(PROBLEM REQUIREMENTS): Each line below must be set down exactly; omit any image you find.

(RECORDED INFORMATION):
----
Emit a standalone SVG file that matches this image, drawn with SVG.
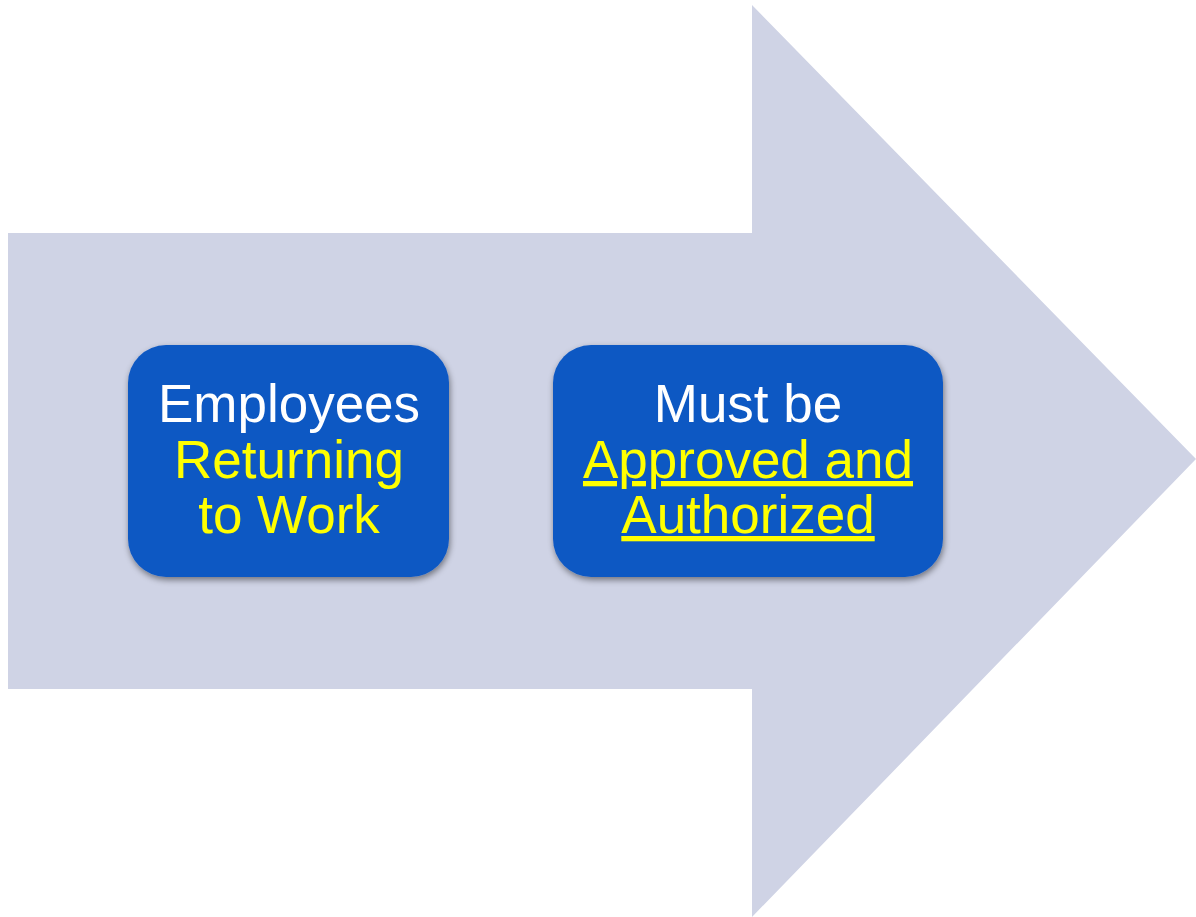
<svg xmlns="http://www.w3.org/2000/svg" width="1196" height="917" viewBox="0 0 1196 917">
<defs>
<style>
.box{fill:#1059C3;filter:url(#sh);}
.t{font-family:"Liberation Sans",Arial,sans-serif;font-size:53px;text-anchor:middle;}
.w{fill:#FFFFFF;}
.y{fill:#FFFF00;}
.u{text-decoration:underline;}
</style>
<filter id="sh" x="-10%" y="-10%" width="120%" height="130%">
<feDropShadow dx="1" dy="3" stdDeviation="3" flood-color="#000" flood-opacity="0.45"/>
</filter>
</defs>
<rect width="1196" height="917" fill="#FFFFFF"/>
<g id="arrow">
<polygon points="8,233 752,233 752,5 1196,459 752,917 752,689 8,689" fill="#CFD3E5"/>
</g>
<g id="node1">
<rect class="box" x="128" y="345" width="321" height="232" rx="38" ry="38"/>
<text class="t w" x="289" y="422">Employees</text>
<text class="t y" x="289" y="478">Returning</text>
<text class="t y" x="289" y="533">to Work</text>
</g>
<g id="node2">
<rect class="box" x="553" y="345" width="390" height="232" rx="38" ry="38"/>
<text class="t w" x="748" y="422">Must be</text>
<text class="t y u" x="748" y="478">Approved and</text>
<text class="t y u" x="748" y="533">Authorized</text>
</g>
<g id="connectors"></g>
</svg>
----
(WRITTEN RESPONSE):
Emit a standalone SVG file that matches this image, drawn with SVG.
<svg xmlns="http://www.w3.org/2000/svg" width="1196" height="917" viewBox="0 0 1196 917">
<defs>
<style>
.box{fill:#1059C3;filter:url(#sh);}
.t{font-family:"Liberation Sans",Arial,sans-serif;font-size:53px;text-anchor:middle;}
.w{fill:#FFFFFF;}
.y{fill:#FFFF00;}
.u{text-decoration:underline;}
</style>
<filter id="sh" x="-10%" y="-10%" width="120%" height="130%">
<feDropShadow dx="1" dy="3" stdDeviation="3" flood-color="#000" flood-opacity="0.45"/>
</filter>
</defs>
<rect width="1196" height="917" fill="#FFFFFF"/>
<g id="arrow">
<polygon points="8,233 752,233 752,5 1196,459 752,917 752,689 8,689" fill="#CFD3E5"/>
</g>
<g id="node1">
<rect class="box" x="128" y="345" width="321" height="232" rx="38" ry="38"/>
<text class="t w" x="289" y="422">Employees</text>
<text class="t y" x="289" y="478">Returning</text>
<text class="t y" x="289" y="533">to Work</text>
</g>
<g id="node2">
<rect class="box" x="553" y="345" width="390" height="232" rx="38" ry="38"/>
<text class="t w" x="748" y="422">Must be</text>
<text class="t y u" x="748" y="478">Approved and</text>
<text class="t y u" x="748" y="533">Authorized</text>
</g>
<g id="connectors"></g>
</svg>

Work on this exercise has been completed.